- Type: garden
- Nearest town: Mandai
- Coordinates: 1°24′24.8″N 103°47′00.6″E﻿ / ﻿1.406889°N 103.783500°E
- Area: 5 acres (20,000 m^{2})
- Established: 1951; 75 years ago
- Closed: 1 January 2011; 15 years ago
- Founder: John Laycock
- Owner: Singapore Orchids Private Limited
- Operator: Singapore Orchids Private Limited
- Status: Demolished

= Mandai Orchid Garden =

Defunct orchid garden

The Mandai Orchid Garden (also known as Mandai Orchid Gardens) was an orchid garden established in 1951 by John Laycock at Mandai Lake Road in Mandai, Singapore. Initially, MOG was used as an orchid farm where orchids were grown and harvested before being converted into an orchid garden for tourism. Before it was closed down in 2011, it was owned by Singapore Orchids Private Limited.

==History==
The garden was first established in 1951 by John Laycock, a lawyer and a founding member of the Orchid Society of South East Asia. Laycock (who had an affinity for orchids) along with orchid merchant Lee Kim Hong established the garden to grow Laycock's expanding collection of orchids. Together, they brought 5 acres of land on Mandai Road, eventually leading to the creation of the MOG.

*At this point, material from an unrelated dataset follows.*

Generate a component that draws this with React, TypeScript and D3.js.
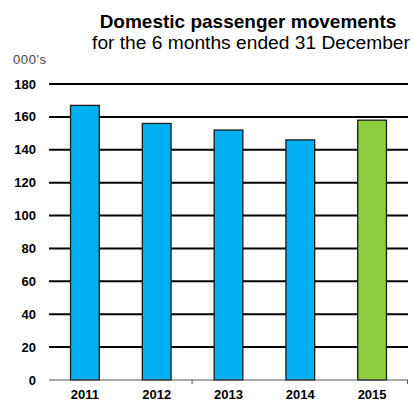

On 1 January 2011, the garden ceased operations upon the expiry of its lease, and the land and was slated for development into a new tourist attraction. In the first quarter of 2018, the Mandai Wildlife Bridge was built near and above its former site, it was officially opened on 6 December 2019.

The aviary known as Bird Paradise was opened in 2023, occupying the most of left part of its former site and adopted its remnant artificial structure Orchid Waterfall.